Reproduce the full listing below unchanged, apart from the pictures.

[start Data]

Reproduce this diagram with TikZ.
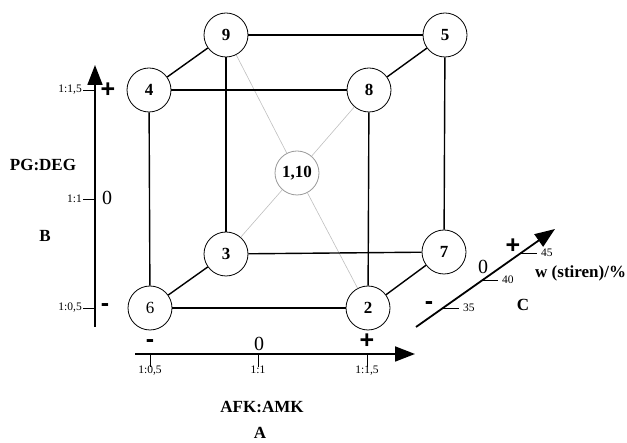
\documentclass[tikz,border=0pt]{standalone}
\usepackage{fontspec}
\setmainfont{Liberation Serif}
\newfontfamily\signfont{Liberation Sans}
\usetikzlibrary{arrows.meta}
\begin{document}
\begin{tikzpicture}[x=1pt,y=-1pt,
  pt/.style={circle,draw=black,line width=0.8pt,minimum size=44pt,inner sep=0pt,fill=white,font=\fontsize{17}{17}\selectfont\bfseries},
  ptc/.style={pt,draw=gray!80},
  edge/.style={line width=1.4pt},
  diag/.style={line width=0.6pt,draw=gray!50},
  axis/.style={line width=1.8pt,-{Triangle[length=20pt,width=15pt]}},
  tick/.style={line width=0.8pt},
  ticklab/.style={font=\fontsize{11.5}{12}\selectfont,inner sep=1pt},
  sgn/.style={font=\signfont\fontsize{25}{25}\selectfont\bfseries,inner sep=0pt},
  zero/.style={font=\fontsize{20}{20}\selectfont,inner sep=0pt},
  ttl/.style={font=\fontsize{17}{17}\selectfont\bfseries,inner sep=0pt}]
\useasboundingbox (0,0) rectangle (627,443);
% nodes
\node[pt] (n9) at (226,35) {9};
\node[pt] (n5) at (445,35) {5};
\node[pt] (n4) at (149,90) {4};
\node[pt] (n8) at (369,90) {8};
\node[ptc] (n1) at (297,173) {1,10};
\node[pt] (n3) at (226,254) {3};
\node[pt] (n7) at (444,252) {7};
\node[pt,font=\fontsize{17}{17}\selectfont] (n6) at (150,308) {6};
\node[pt] (n2) at (368,308) {2};
% diagonals
\draw[diag] (n9) -- (n1);
\draw[diag] (n1) -- (n2);
\draw[diag] (n8) -- (n1);
\draw[diag] (n1) -- (n3);
% edges
\draw[edge] (n9) -- (n5);
\draw[edge] (n9) -- (n4);
\draw[edge] (n9) -- (n3);
\draw[edge] (n5) -- (n8);
\draw[edge] (n5) -- (n7);
\draw[edge] (n4) -- (n8);
\draw[edge] (n4) -- (n6);
\draw[edge] (n8) -- (n2);
\draw[edge] (n3) -- (n7);
\draw[edge] (n3) -- (n6);
\draw[edge] (n6) -- (n2);
\draw[edge] (n2) -- (n7);
% B axis
\coordinate (bS) at (95,327);
\coordinate (bE) at (95,65);
\draw[axis] (bS) -- (bE);
\coordinate (bt1) at (83,90); \coordinate (bt1e) at (95,90);
\coordinate (bt2) at (83,199); \coordinate (bt2e) at (95,199);
\coordinate (bt3) at (83,308); \coordinate (bt3e) at (95,308);
\draw[tick] (bt1) -- (bt1e);
\draw[tick] (bt2) -- (bt2e);
\draw[tick] (bt3) -- (bt3e);
\node[ticklab,anchor=east] (bl1) at (bt1) {1:1,5};
\node[ticklab,anchor=east] (bl2) at (bt2) {1:1};
\node[ticklab,anchor=east] (bl3) at (bt3) {1:0,5};
\node[sgn] (bp) at (108,90) {+};
\node[zero] (b0) at (107,198) {0};
\node[sgn] (bm) at (105,308) {-};
\node[ttl] (bt) at (43,165) {PG:DEG};
\node[ttl] (bb) at (45,236) {B};
% A axis
\coordinate (aS) at (135,354);
\coordinate (aE) at (415,354);
\draw[axis] (aS) -- (aE);
\coordinate (at1) at (150,354); \coordinate (at1e) at (150,367);
\coordinate (at2) at (258,354); \coordinate (at2e) at (258,367);
\coordinate (at3) at (367,354); \coordinate (at3e) at (367,367);
\draw[tick] (at1) -- (at1e);
\draw[tick] (at2) -- (at2e);
\draw[tick] (at3) -- (at3e);
\node[ticklab,anchor=north] (al1) at ([yshift=2pt]at1e) {1:0,5};
\node[ticklab,anchor=north] (al2) at ([yshift=2pt]at2e) {1:1};
\node[ticklab,anchor=north] (al3) at ([yshift=2pt]at3e) {1:1,5};
\node[sgn] (am) at (150,344) {-};
\node[zero] (a0) at (259,344) {0};
\node[sgn] (ap) at (367,341) {+};
\node[ttl] (at) at (262,407) {AFK:AMK};
\node[ttl] (aa) at (260,433) {A};
% C axis
\coordinate (cS) at (416,327);
\coordinate (cE) at (555,229);
\draw[axis] (cS) -- (cE);
\coordinate (ct1) at (521,253); \coordinate (ct1e) at (537,253);
\coordinate (ct2) at (482,280); \coordinate (ct2e) at (498,280);
\coordinate (ct3) at (443,308); \coordinate (ct3e) at (459,308);
\draw[tick] (ct1) -- (ct1e);
\draw[tick] (ct2) -- (ct2e);
\draw[tick] (ct3) -- (ct3e);
\node[ticklab,anchor=west] (cl1) at ([xshift=3pt]ct1e) {45};
\node[ticklab,anchor=west] (cl2) at ([xshift=3pt]ct2e) {40};
\node[ticklab,anchor=west] (cl3) at ([xshift=3pt]ct3e) {35};
\node[sgn] (cp) at (513,246) {+};
\node[zero] (c0) at (483,267) {0};
\node[sgn] (cm) at (429,306) {-};
\node[ttl,anchor=west] (ct) at (535,273) {w (stiren)/\%};
\node[ttl] (cc) at (523,305) {C};
\end{tikzpicture}
\end{document}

[end Data]

**Problem solution:**
Reproduce this diagram with TikZ.
\documentclass[tikz,border=0pt]{standalone}
\usepackage{fontspec}
\setmainfont{Liberation Serif}
\newfontfamily\signfont{Liberation Sans}
\usetikzlibrary{arrows.meta}
\begin{document}
\begin{tikzpicture}[x=1pt,y=-1pt,
  pt/.style={circle,draw=black,line width=0.8pt,minimum size=44pt,inner sep=0pt,fill=white,font=\fontsize{17}{17}\selectfont\bfseries},
  ptc/.style={pt,draw=gray!80},
  edge/.style={line width=1.4pt},
  diag/.style={line width=0.6pt,draw=gray!50},
  axis/.style={line width=1.8pt,-{Triangle[length=20pt,width=15pt]}},
  tick/.style={line width=0.8pt},
  ticklab/.style={font=\fontsize{11.5}{12}\selectfont,inner sep=1pt},
  sgn/.style={font=\signfont\fontsize{25}{25}\selectfont\bfseries,inner sep=0pt},
  zero/.style={font=\fontsize{20}{20}\selectfont,inner sep=0pt},
  ttl/.style={font=\fontsize{17}{17}\selectfont\bfseries,inner sep=0pt}]
\useasboundingbox (0,0) rectangle (627,443);
% nodes
\node[pt] (n9) at (226,35) {9};
\node[pt] (n5) at (445,35) {5};
\node[pt] (n4) at (149,90) {4};
\node[pt] (n8) at (369,90) {8};
\node[ptc] (n1) at (297,173) {1,10};
\node[pt] (n3) at (226,254) {3};
\node[pt] (n7) at (444,252) {7};
\node[pt,font=\fontsize{17}{17}\selectfont] (n6) at (150,308) {6};
\node[pt] (n2) at (368,308) {2};
% diagonals
\draw[diag] (n9) -- (n1);
\draw[diag] (n1) -- (n2);
\draw[diag] (n8) -- (n1);
\draw[diag] (n1) -- (n3);
% edges
\draw[edge] (n9) -- (n5);
\draw[edge] (n9) -- (n4);
\draw[edge] (n9) -- (n3);
\draw[edge] (n5) -- (n8);
\draw[edge] (n5) -- (n7);
\draw[edge] (n4) -- (n8);
\draw[edge] (n4) -- (n6);
\draw[edge] (n8) -- (n2);
\draw[edge] (n3) -- (n7);
\draw[edge] (n3) -- (n6);
\draw[edge] (n6) -- (n2);
\draw[edge] (n2) -- (n7);
% B axis
\coordinate (bS) at (95,327);
\coordinate (bE) at (95,65);
\draw[axis] (bS) -- (bE);
\coordinate (bt1) at (83,90); \coordinate (bt1e) at (95,90);
\coordinate (bt2) at (83,199); \coordinate (bt2e) at (95,199);
\coordinate (bt3) at (83,308); \coordinate (bt3e) at (95,308);
\draw[tick] (bt1) -- (bt1e);
\draw[tick] (bt2) -- (bt2e);
\draw[tick] (bt3) -- (bt3e);
\node[ticklab,anchor=east] (bl1) at (bt1) {1:1,5};
\node[ticklab,anchor=east] (bl2) at (bt2) {1:1};
\node[ticklab,anchor=east] (bl3) at (bt3) {1:0,5};
\node[sgn] (bp) at (108,90) {+};
\node[zero] (b0) at (107,198) {0};
\node[sgn] (bm) at (105,308) {-};
\node[ttl] (bt) at (43,165) {PG:DEG};
\node[ttl] (bb) at (45,236) {B};
% A axis
\coordinate (aS) at (135,354);
\coordinate (aE) at (415,354);
\draw[axis] (aS) -- (aE);
\coordinate (at1) at (150,354); \coordinate (at1e) at (150,367);
\coordinate (at2) at (258,354); \coordinate (at2e) at (258,367);
\coordinate (at3) at (367,354); \coordinate (at3e) at (367,367);
\draw[tick] (at1) -- (at1e);
\draw[tick] (at2) -- (at2e);
\draw[tick] (at3) -- (at3e);
\node[ticklab,anchor=north] (al1) at ([yshift=2pt]at1e) {1:0,5};
\node[ticklab,anchor=north] (al2) at ([yshift=2pt]at2e) {1:1};
\node[ticklab,anchor=north] (al3) at ([yshift=2pt]at3e) {1:1,5};
\node[sgn] (am) at (150,344) {-};
\node[zero] (a0) at (259,344) {0};
\node[sgn] (ap) at (367,341) {+};
\node[ttl] (at) at (262,407) {AFK:AMK};
\node[ttl] (aa) at (260,433) {A};
% C axis
\coordinate (cS) at (416,327);
\coordinate (cE) at (555,229);
\draw[axis] (cS) -- (cE);
\coordinate (ct1) at (521,253); \coordinate (ct1e) at (537,253);
\coordinate (ct2) at (482,280); \coordinate (ct2e) at (498,280);
\coordinate (ct3) at (443,308); \coordinate (ct3e) at (459,308);
\draw[tick] (ct1) -- (ct1e);
\draw[tick] (ct2) -- (ct2e);
\draw[tick] (ct3) -- (ct3e);
\node[ticklab,anchor=west] (cl1) at ([xshift=3pt]ct1e) {45};
\node[ticklab,anchor=west] (cl2) at ([xshift=3pt]ct2e) {40};
\node[ticklab,anchor=west] (cl3) at ([xshift=3pt]ct3e) {35};
\node[sgn] (cp) at (513,246) {+};
\node[zero] (c0) at (483,267) {0};
\node[sgn] (cm) at (429,306) {-};
\node[ttl,anchor=west] (ct) at (535,273) {w (stiren)/\%};
\node[ttl] (cc) at (523,305) {C};
\end{tikzpicture}
\end{document}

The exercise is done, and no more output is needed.